▶ Data section:
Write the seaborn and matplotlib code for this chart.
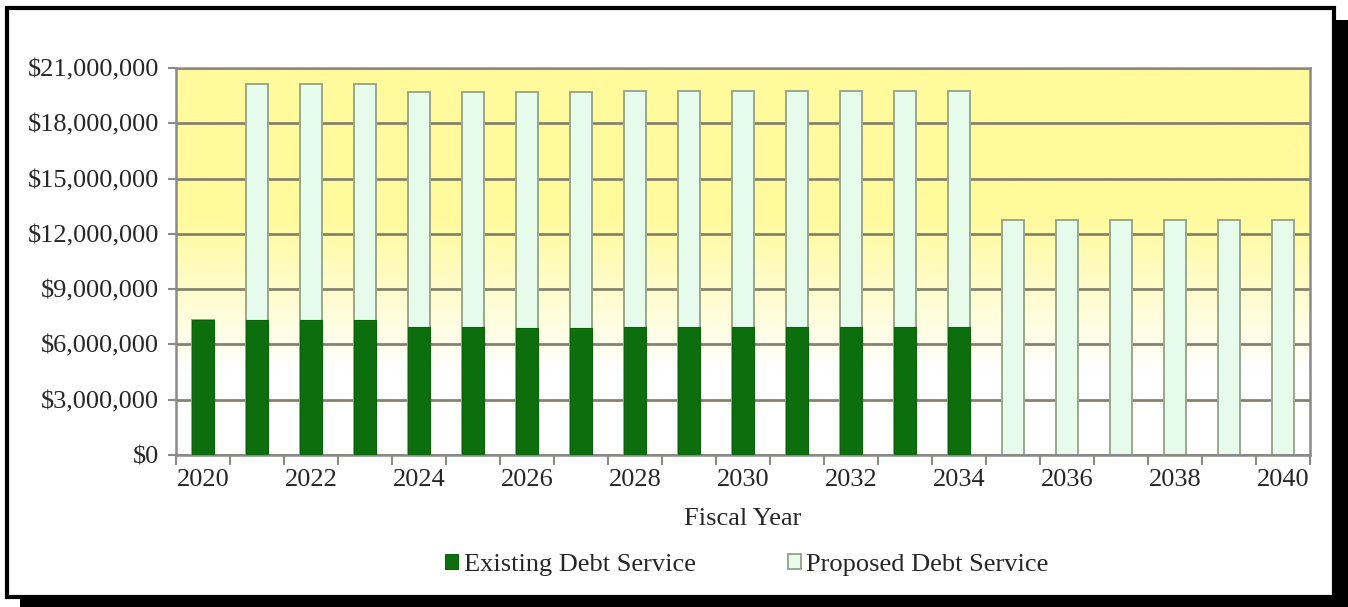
import numpy as np
import pandas as pd
import matplotlib
matplotlib.use("Agg")
import matplotlib.pyplot as plt
import seaborn as sns
from matplotlib.patches import Rectangle
from matplotlib.colors import LinearSegmentedColormap
from matplotlib.ticker import FuncFormatter, FixedLocator

# --------------------------------------------------------------
# Data (millions of dollars)
# --------------------------------------------------------------
years = list(range(2020, 2041))
existing = [7.30, 7.33, 7.33, 7.33, 6.96, 6.96, 6.89, 6.88, 6.96, 6.96, 6.96,
            6.96, 6.96, 6.96, 6.96, 0, 0, 0, 0, 0, 0]
proposed = [0, 12.80, 12.80, 12.80, 12.75, 12.75, 12.82, 12.82, 12.79, 12.79,
            12.79, 12.79, 12.79, 12.79, 12.79, 12.75, 12.75, 12.75, 12.75,
            12.75, 12.75]

df = pd.DataFrame({
    "year": [str(y) for y in years],
    "existing": np.array(existing) * 1e6,
    "proposed": np.array(proposed) * 1e6,
})
df["total"] = df["existing"] + df["proposed"]

sns.set_style("white")
plt.rcParams["font.family"] = ["Liberation Serif", "DejaVu Serif"]
FS = 19

W, H = 1348, 607
fig = plt.figure(figsize=(W / 100, H / 100), dpi=100)

# outer frame with drop shadow
fig.patches.append(Rectangle((20 / W, 0), 1 - 20 / W, 1 - 20 / H,
                             transform=fig.transFigure, facecolor="black",
                             edgecolor="none", zorder=-3))
fig.patches.append(Rectangle((7 / W, 10 / H), 1327 / W, 589 / H,
                             transform=fig.transFigure, facecolor="white",
                             edgecolor="black", lw=3, zorder=-2))

ax = fig.add_axes([176 / W, 1 - 455 / H, (1310 - 176) / W, (455 - 68) / H])
ax.patch.set_alpha(0)

# yellow-to-white gradient background
grad_y = np.linspace(0, 21, 300)
vals = np.clip((grad_y - 4.5) / 8.5, 0, 1)[:, None]
cmap = LinearSegmentedColormap.from_list("bg", ["#ffffff", "#fffa9c"])
ax.imshow(vals, extent=(-0.5, 20.5, 0, 21e6), origin="lower", aspect="auto",
          cmap=cmap, vmin=0, vmax=1, zorder=0)

sns.barplot(data=df, x="year", y="total", color="#e6fbec", edgecolor="#9aa88a",
            linewidth=1.4, width=0.41, saturation=1, ax=ax,
            label="Proposed Debt Service", zorder=2)
sns.barplot(data=df, x="year", y="existing", color="#0c6e0c", edgecolor="#0b620b",
            linewidth=0.8, width=0.41, saturation=1, ax=ax,
            label="Existing Debt Service", zorder=3)

ax.set_xlim(-0.5, 20.5)
ax.set_ylim(0, 21e6)
ax.set_yticks(np.arange(0, 21e6 + 1, 3e6))
ax.yaxis.set_major_formatter(FuncFormatter(lambda v, p: f"${v:,.0f}"))
ax.grid(axis="y", color="#85836e", lw=2, zorder=1)
ax.set_axisbelow(True)

ax.xaxis.set_major_locator(FixedLocator(range(0, 21, 2)))
ax.set_xticklabels([str(y) for y in years[::2]])
ax.xaxis.set_minor_locator(FixedLocator(np.arange(-0.5, 21, 1)))
ax.tick_params(axis="x", which="major", length=0, labelsize=FS, pad=10)
ax.tick_params(axis="x", which="minor", length=7, width=1.5, color="#8a8a8a",
               direction="out", bottom=True)
ax.tick_params(axis="y", length=6, width=1.5, color="#8a8a8a", direction="out",
               left=True, labelsize=FS, pad=6)

for s in ax.spines.values():
    s.set_color("#8a8a8a")
    s.set_linewidth(1.8)

ax.set_xlabel("Fiscal Year", fontsize=FS, labelpad=12)
ax.set_ylabel("")

handles, labels = ax.get_legend_handles_labels()
order = [labels.index("Existing Debt Service"), labels.index("Proposed Debt Service")]
fig.legend([handles[i] for i in order], [labels[i] for i in order],
           loc="center", bbox_to_anchor=(747 / W, 1 - 565 / H), ncol=2,
           frameon=False, fontsize=FS, handlelength=0.5, handleheight=0.5,
           handletextpad=0.2, columnspacing=3.5)
if ax.get_legend() is not None:
    ax.get_legend().remove()

fig.savefig("out.png", dpi=100)
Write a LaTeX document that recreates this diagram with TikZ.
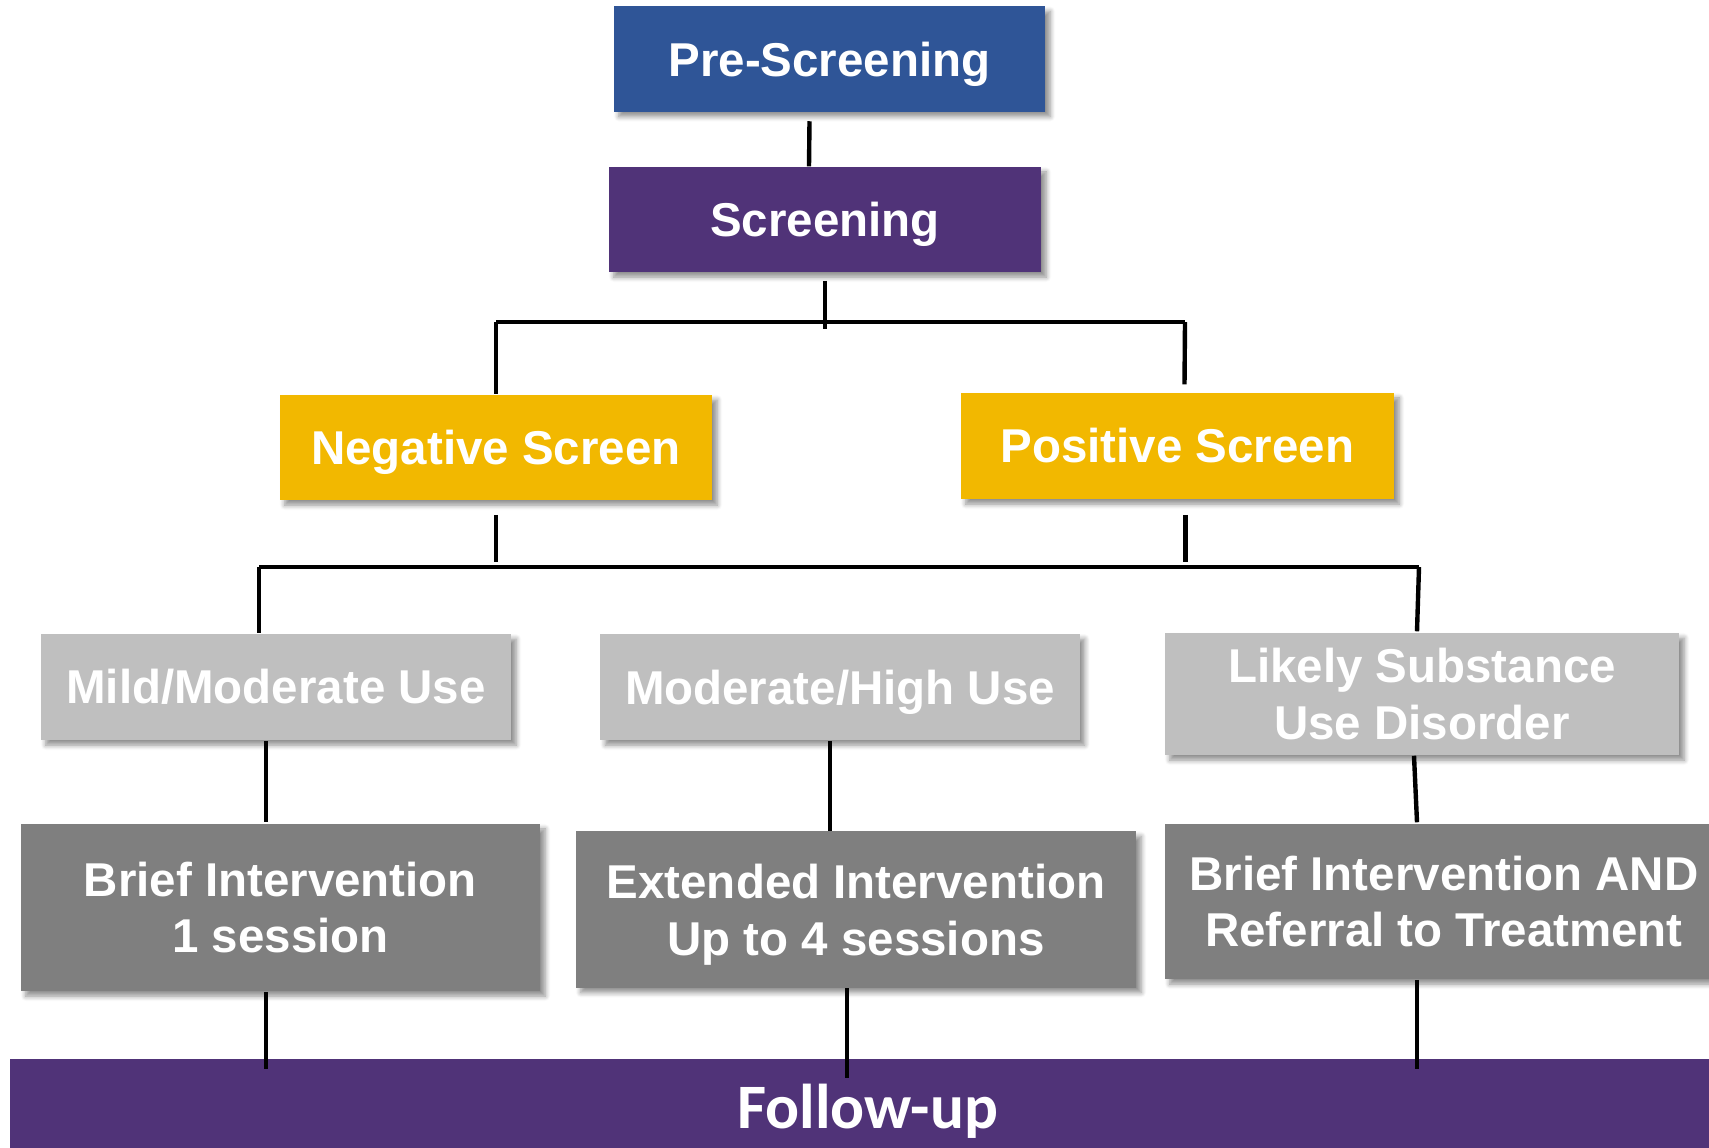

▶ Task to carry out: Apart from the pictures, the entries above are to be repeated in full and exactly.

▶ Answer to the exercise:
Write the seaborn and matplotlib code for this chart.
import numpy as np
import pandas as pd
import matplotlib
matplotlib.use("Agg")
import matplotlib.pyplot as plt
import seaborn as sns
from matplotlib.patches import Rectangle
from matplotlib.colors import LinearSegmentedColormap
from matplotlib.ticker import FuncFormatter, FixedLocator

# --------------------------------------------------------------
# Data (millions of dollars)
# --------------------------------------------------------------
years = list(range(2020, 2041))
existing = [7.30, 7.33, 7.33, 7.33, 6.96, 6.96, 6.89, 6.88, 6.96, 6.96, 6.96,
            6.96, 6.96, 6.96, 6.96, 0, 0, 0, 0, 0, 0]
proposed = [0, 12.80, 12.80, 12.80, 12.75, 12.75, 12.82, 12.82, 12.79, 12.79,
            12.79, 12.79, 12.79, 12.79, 12.79, 12.75, 12.75, 12.75, 12.75,
            12.75, 12.75]

df = pd.DataFrame({
    "year": [str(y) for y in years],
    "existing": np.array(existing) * 1e6,
    "proposed": np.array(proposed) * 1e6,
})
df["total"] = df["existing"] + df["proposed"]

sns.set_style("white")
plt.rcParams["font.family"] = ["Liberation Serif", "DejaVu Serif"]
FS = 19

W, H = 1348, 607
fig = plt.figure(figsize=(W / 100, H / 100), dpi=100)

# outer frame with drop shadow
fig.patches.append(Rectangle((20 / W, 0), 1 - 20 / W, 1 - 20 / H,
                             transform=fig.transFigure, facecolor="black",
                             edgecolor="none", zorder=-3))
fig.patches.append(Rectangle((7 / W, 10 / H), 1327 / W, 589 / H,
                             transform=fig.transFigure, facecolor="white",
                             edgecolor="black", lw=3, zorder=-2))

ax = fig.add_axes([176 / W, 1 - 455 / H, (1310 - 176) / W, (455 - 68) / H])
ax.patch.set_alpha(0)

# yellow-to-white gradient background
grad_y = np.linspace(0, 21, 300)
vals = np.clip((grad_y - 4.5) / 8.5, 0, 1)[:, None]
cmap = LinearSegmentedColormap.from_list("bg", ["#ffffff", "#fffa9c"])
ax.imshow(vals, extent=(-0.5, 20.5, 0, 21e6), origin="lower", aspect="auto",
          cmap=cmap, vmin=0, vmax=1, zorder=0)

sns.barplot(data=df, x="year", y="total", color="#e6fbec", edgecolor="#9aa88a",
            linewidth=1.4, width=0.41, saturation=1, ax=ax,
            label="Proposed Debt Service", zorder=2)
sns.barplot(data=df, x="year", y="existing", color="#0c6e0c", edgecolor="#0b620b",
            linewidth=0.8, width=0.41, saturation=1, ax=ax,
            label="Existing Debt Service", zorder=3)

ax.set_xlim(-0.5, 20.5)
ax.set_ylim(0, 21e6)
ax.set_yticks(np.arange(0, 21e6 + 1, 3e6))
ax.yaxis.set_major_formatter(FuncFormatter(lambda v, p: f"${v:,.0f}"))
ax.grid(axis="y", color="#85836e", lw=2, zorder=1)
ax.set_axisbelow(True)

ax.xaxis.set_major_locator(FixedLocator(range(0, 21, 2)))
ax.set_xticklabels([str(y) for y in years[::2]])
ax.xaxis.set_minor_locator(FixedLocator(np.arange(-0.5, 21, 1)))
ax.tick_params(axis="x", which="major", length=0, labelsize=FS, pad=10)
ax.tick_params(axis="x", which="minor", length=7, width=1.5, color="#8a8a8a",
               direction="out", bottom=True)
ax.tick_params(axis="y", length=6, width=1.5, color="#8a8a8a", direction="out",
               left=True, labelsize=FS, pad=6)

for s in ax.spines.values():
    s.set_color("#8a8a8a")
    s.set_linewidth(1.8)

ax.set_xlabel("Fiscal Year", fontsize=FS, labelpad=12)
ax.set_ylabel("")

handles, labels = ax.get_legend_handles_labels()
order = [labels.index("Existing Debt Service"), labels.index("Proposed Debt Service")]
fig.legend([handles[i] for i in order], [labels[i] for i in order],
           loc="center", bbox_to_anchor=(747 / W, 1 - 565 / H), ncol=2,
           frameon=False, fontsize=FS, handlelength=0.5, handleheight=0.5,
           handletextpad=0.2, columnspacing=3.5)
if ax.get_legend() is not None:
    ax.get_legend().remove()

fig.savefig("out.png", dpi=100)
Write a LaTeX document that recreates this diagram with TikZ.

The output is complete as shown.